Избранное. Том второй | страница 18



- Дюж ты, Христос с тобой! Не изурочить бы. – Щёки Гордея начали розоветь. – Не будет тебе износу вовеки. – И заторопилась, собирая на стол. – Теперь покушать надо. Кровушку потерянную обновить.

- Спасибо за лечение, Варвара Ивишна, полегчало вроде.

- На то и лечу, чтоб полегчало.

Логин молчал, нерешительно поглядывая на Ямина, что-то мучительно пытался сказать. Видя, что Гордей вышел из-за стола, заволновался, раздавил в тонких немужичьих пальцах коробок спичек. А перед уходом гостя, перемогая себя, всё-таки спросил:

- Ежели попрошу о чём, не рассердишься, Гордей Максимыч?

- Какой спрос! Говори давай!

- Опять руки свербят? – покачала головой Варвара.

- Разве я виноват, Варя?

- Да ты не робей, Лога, сказывай, что надо, – подбодрил Гордей.

- Рисовать тебя хочет, – пояснила Варвара. – Охота есть, а смелости бог не дал...

- Меня рисовать? – опешил Гордей и дёрнул себя за курчавую бороду. – Вроде иконы, что ли?

- Ага, – простодушно подтвердил Логин.

- А для чего? Всё одно на меня молиться не станут, – пошутил Гордей, но, тотчас посерьёзнев, сказал:

- Баловство это! Ты на иконах бога рисуй, а я грешный человек.

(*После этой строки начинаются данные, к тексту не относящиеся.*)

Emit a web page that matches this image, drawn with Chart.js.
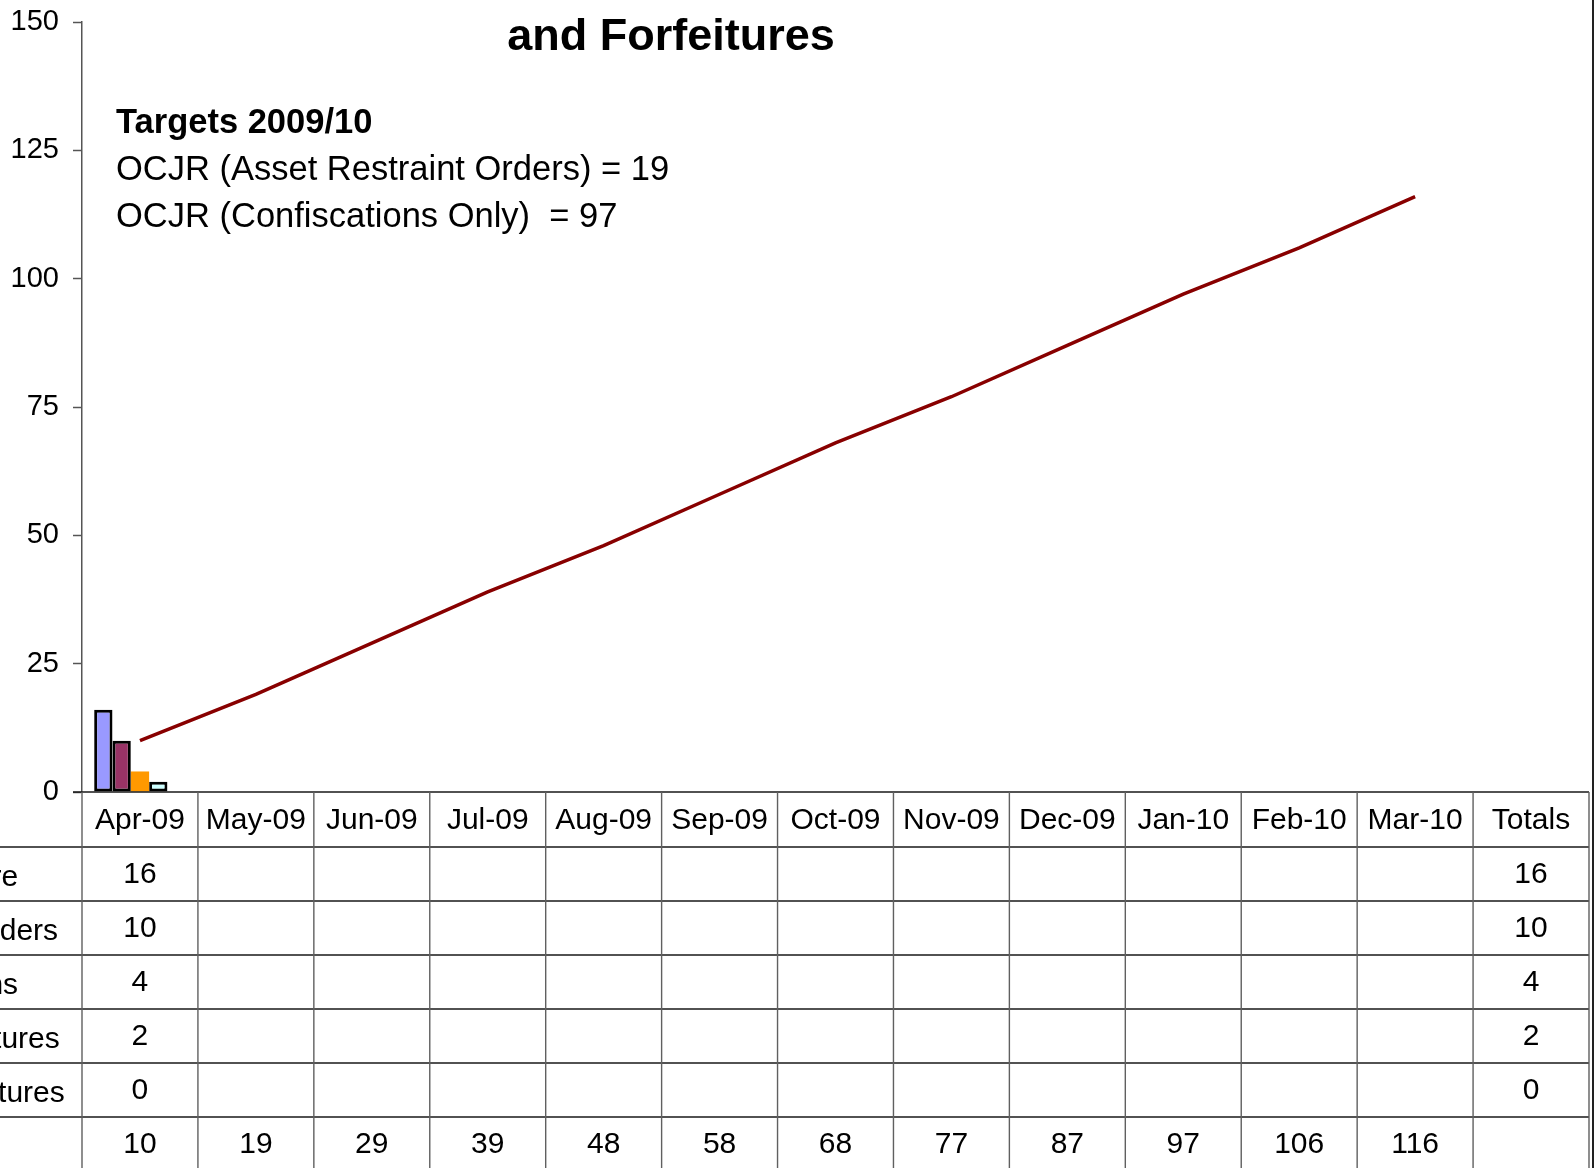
<!DOCTYPE html>
<html>
<head>
<meta charset="utf-8">
<title>Restraint Orders, Confiscations and Forfeitures</title>
<script src="https://cdn.jsdelivr.net/npm/chart.js@4.4.0/dist/chart.umd.min.js"></script>
<style>
    html, body { margin: 0; padding: 0; background: #fff; overflow: hidden; }
    #chart { display: block; }
</style>
</head>
<body>
<canvas id="chart" width="1595" height="1168"></canvas>
<script>
// Months across the data table, plus the totals column
const months = ['Apr-09', 'May-09', 'Jun-09', 'Jul-09', 'Aug-09', 'Sep-09',
                'Oct-09', 'Nov-09', 'Dec-09', 'Jan-10', 'Feb-10', 'Mar-10'];
const columns = months.concat(['Totals']);

// Monthly counts (only April reported so far)
const seriesNames = ['Cash Seizure', 'Restraint Orders', 'Confiscations', 'Cash Forfeitures', 'Other Forfeitures'];
const cashSeizure = [16];
const restraintOrders = [10];
const confiscations = [4];
const cashForfeitures = [2];
const otherForfeitures = [0];

// Cumulative OCJR target (19 + 97 over the year)
const targetName = 'Target';
const targetLine = [10, 19, 29, 39, 48, 58, 68, 77, 87, 97, 106, 116];

const yMin = 0;
const yMax = 150;
const yStep = 25;

const titleText = 'and Forfeitures';
const notes = ['Targets 2009/10', 'OCJR (Asset Restraint Orders) = 19', 'OCJR (Confiscations Only)  = 97'];

const FONT = '"Liberation Sans", Arial, Helvetica, sans-serif';
Chart.defaults.font.family = FONT;

// stretch a month series over all table columns
const fill = arr => columns.map((c, i) => (i < arr.length ? arr[i] : null));
const total = arr => arr.reduce((s, v) => s + (v || 0), 0);

const barSeries = [cashSeizure, restraintOrders, confiscations, cashForfeitures, otherForfeitures];
const barColors = ['#9999FF', '#993366', '#FF9900', '#CCFFFF', '#FFFF99'];
const barBorders = [3, 3, 0, 3, 3];

const datasets = barSeries.map((values, i) => ({
    type: 'bar',
    label: seriesNames[i],
    data: fill(values),
    backgroundColor: barColors[i],
    borderColor: '#000',
    borderWidth: barBorders[i],
    borderSkipped: false,
    categoryPercentage: 0.79,
    barPercentage: 1.0,
    order: 1
}));

datasets.push({
    type: 'line',
    label: targetName,
    data: fill(targetLine),
    borderColor: '#880000',
    borderWidth: 3.5,
    pointRadius: 0,
    pointHoverRadius: 0,
    tension: 0,
    fill: false,
    order: 0
});

// rows shown under the plot: one per series
const tableRows = barSeries.map((values, i) => ({
    label: seriesNames[i],
    cells: months.map((m, j) => (j < values.length ? values[j] : '')).concat([total(values)])
}));
tableRows.push({
    label: targetName,
    cells: months.map((m, j) => targetLine[j]).concat([''])
});

const HEAD_H = 55;
const ROW_H = 54;

const dataTable = {
    id: 'dataTable',
    afterDraw(chart) {
        const { ctx, chartArea } = chart;
        const x = chart.scales.x;
        const colW = (chartArea.right - chartArea.left) / columns.length;
        const top = chartArea.bottom;
        const bottom = chart.height;

        ctx.save();

        // horizontal rules
        ctx.strokeStyle = '#1a1a1a';
        ctx.lineWidth = 1.4;
        ctx.beginPath();
        ctx.moveTo(chartArea.left - 9, top);
        ctx.lineTo(chartArea.right, top);
        for (let r = 0; r < tableRows.length; r++) {
            const y = top + HEAD_H + r * ROW_H;
            ctx.moveTo(0, y);
            ctx.lineTo(chartArea.right, y);
        }
        ctx.stroke();

        // vertical rules
        ctx.strokeStyle = '#606060';
        ctx.lineWidth = 1.4;
        ctx.beginPath();
        for (let c = 0; c <= columns.length; c++) {
            const xx = chartArea.left + c * colW;
            ctx.moveTo(xx, top);
            ctx.lineTo(xx, bottom);
        }
        ctx.stroke();

        // outer frame on the right
        ctx.strokeStyle = '#222';
        ctx.lineWidth = 2;
        ctx.beginPath();
        ctx.moveTo(chartArea.right + 4, 0);
        ctx.lineTo(chartArea.right + 4, bottom);
        ctx.stroke();

        // header and cell text
        ctx.fillStyle = '#000';
        ctx.font = '30px ' + FONT;
        ctx.textBaseline = 'middle';
        ctx.textAlign = 'center';
        columns.forEach((c, i) => ctx.fillText(c, x.getPixelForValue(i), top + HEAD_H / 2 + 1));

        const labelX = chartArea.left - 244;
        tableRows.forEach((row, r) => {
            const cy = top + HEAD_H + r * ROW_H + ROW_H / 2 + 1;
            ctx.textAlign = 'center';
            row.cells.forEach((v, i) => {
                if (v !== '' && v !== null) ctx.fillText(String(v), x.getPixelForValue(i), cy);
            });
            ctx.textAlign = 'left';
            ctx.fillText(row.label, labelX, cy + 3);
        });

        // title, centred on the whole chart frame
        const frameLeft = chartArea.left - 333;
        const frameRight = chartArea.right + 4;
        ctx.textAlign = 'center';
        ctx.font = 'bold 45px ' + FONT;
        ctx.fillText(titleText, (frameLeft + frameRight) / 2, 38);

        // target notes
        ctx.textAlign = 'left';
        notes.forEach((line, i) => {
            ctx.font = (i === 0 ? 'bold ' : '') + '34.5px ' + FONT;
            ctx.fillText(line, chartArea.left + 34, 123 + i * 47);
        });

        ctx.restore();
    }
};

new Chart(document.getElementById('chart'), {
    type: 'bar',
    data: { labels: columns, datasets: datasets },
    options: {
        responsive: false,
        animation: false,
        layout: { autoPadding: false, padding: { top: 22, right: 6, bottom: 376, left: 0 } },
        plugins: {
            legend: { display: false },
            tooltip: { enabled: false },
            title: { display: false }
        },
        scales: {
            x: { display: false, offset: true },
            y: {
                min: yMin,
                max: yMax,
                ticks: {
                    stepSize: yStep,
                    color: '#000',
                    font: { size: 29 },
                    padding: 14
                },
                grid: {
                    drawOnChartArea: false,
                    drawTicks: true,
                    tickLength: 9,
                    tickColor: '#555',
                    tickWidth: 1.5
                },
                border: { display: true, color: '#555', width: 1.5 },
                afterFit(scale) {
                    scale.width = 82;
                    scale.paddingTop = 0;
                    scale.paddingBottom = 0;
                }
            }
        }
    },
    plugins: [dataTable]
});
</script>
</body>
</html>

- Почто баловство? Душа требует – спасу нет, – расстроился Логин.

Ямин помолчал и, подумав, согласился.

- Ну, ежели спасу нет, тогда рисуй. Ишо раз бог спасёт, хозяева!

На улице теперь вился спокойный тёплый снежок. Медленная кроткая ночь неслышно плыла над землёй. Вокруг рассыпалась чистая, непуганая тишина. Шагая через пруд к своему одиноко стоявшему дому – отчего и прозвали Одиной, – Гордей растроганно думал о Тепляковых. В груди оттаивало. Забылась боль в руке.

На стук калитки из конуры выполз одноглазый Китай, пёс приблудный. Он никогда не лаял. Прокопий подобрал его на улице, привязав на цепь от собак. Пёс не возражал: когда стар – свободу ценишь меньше.

Бросив волчьи тушки в амбар, Гордей дёрнул за верёвочку от крюка, открыл дверь и неслышно вошёл в дом. Раздевшись, лёг в скрипучую деревянную кровать. Сокрушительная усталость смежила веки. Кровать качнулась маятником, рванулась вниз и стремительно завертелась. Спустился сон. Тревожный сон в декабре тридцать третьего года.


Глава 5

Хмурясь из-под дремучих бровей, Гордей искоса наблюдал, как дети уплетают казённый хлеб, запивая его молоком. Старший кусал крупно, по-мужицки; младшая, как мышонок, отщипывала кусочками.

Они были похожи друг на друга, только у брата лицо длиннее; у сестры – круглое, в веснушках.

- Тятя, а Проню трактористом посылают, – выпалила Фешка, бурля неистребимой детской радостью.